I didn’t go to the gym this afternoon… I went shopping instead.

I think it’s safe to say I am feeling good about myself because I tried on little shorts that fit perfectly (though I didn’t buy them today)

Then I bought a little mini skirt and a white vest. These are not clothes a person feeling fat would pick, are they??

Last night I tried on the jogging pants I bought over a month ago and have decided will fit me by 7 December

The r fitting better than they did when I bought them. They are definitely still too small, but I feel I’m on my way into slipping easily into them by the target date… which is 4 weeks from today!!!! eeek!

Anyway, I’ll be walking home this afternoon then doing some strength exercises at home.

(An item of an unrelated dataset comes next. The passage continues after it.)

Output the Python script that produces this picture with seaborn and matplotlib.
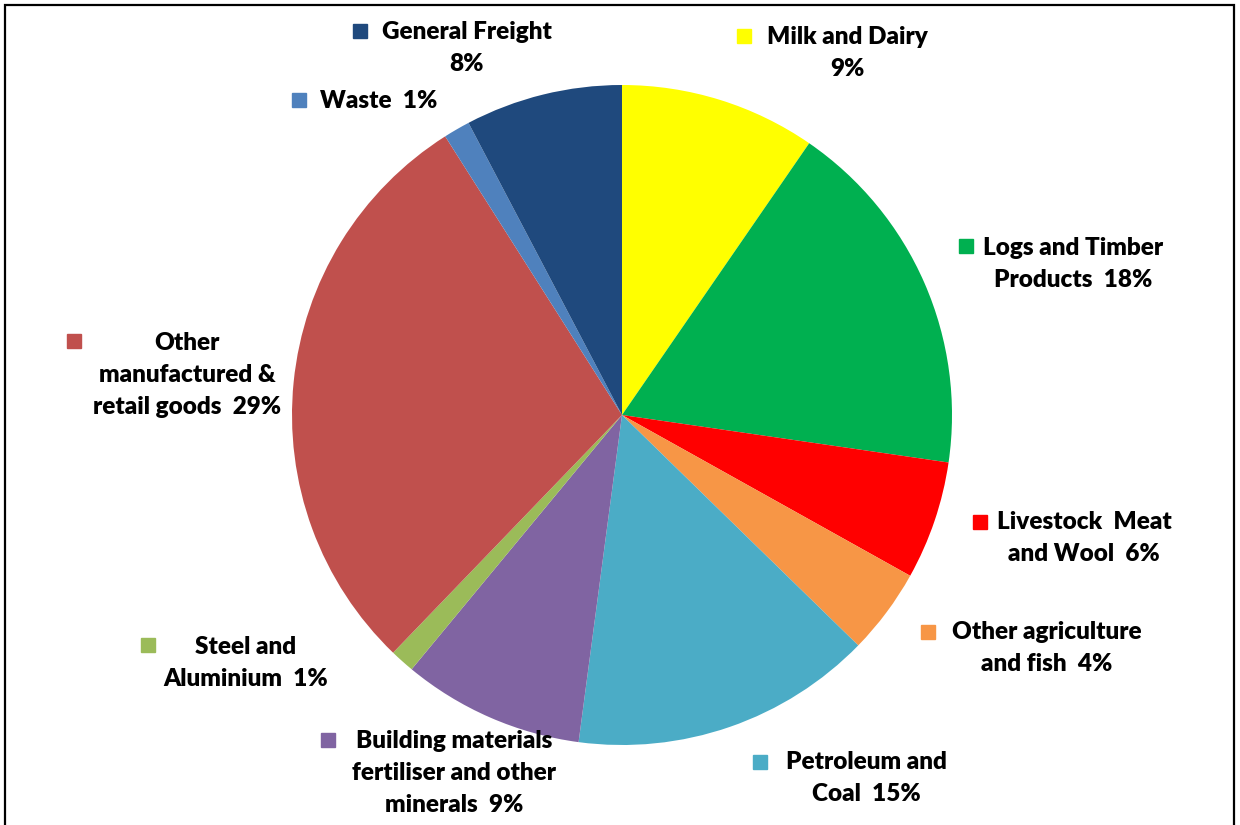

So, I won’t be publishing my calender today until AFTER I’ve done my exercise for the day.

xoxo

Anyway, Fit2Feast day 5

After my venting earlier today, I managed to get my head back in the game.

I had my two slices of wholewheat bread (203 calories) with peanut butter (70 calories) and coffee for breakfast. Then had a banana just before going to the gym at lunch time.

Once again I had a luke warm session. 8 minutes on the elliptical, 5 minutes on the vibration machine, 10 minutes on a treadmill walking fast holding 2.5kg dumbbells (I don’t know how many calories I burned). I’ll be walking home after work… 30 minute walk.

I came back to have lunch of instant noodles (250 calories) with one boiled egg (75 calories) and mixed veggies (118 calories) a total of 439 calories.

I’ll probably have my low fat yoghurt in 30 minutes.

Dunno what I’m going to have for dinner… But it’ll be the usual rice  + meaty stew + veggies of some sort.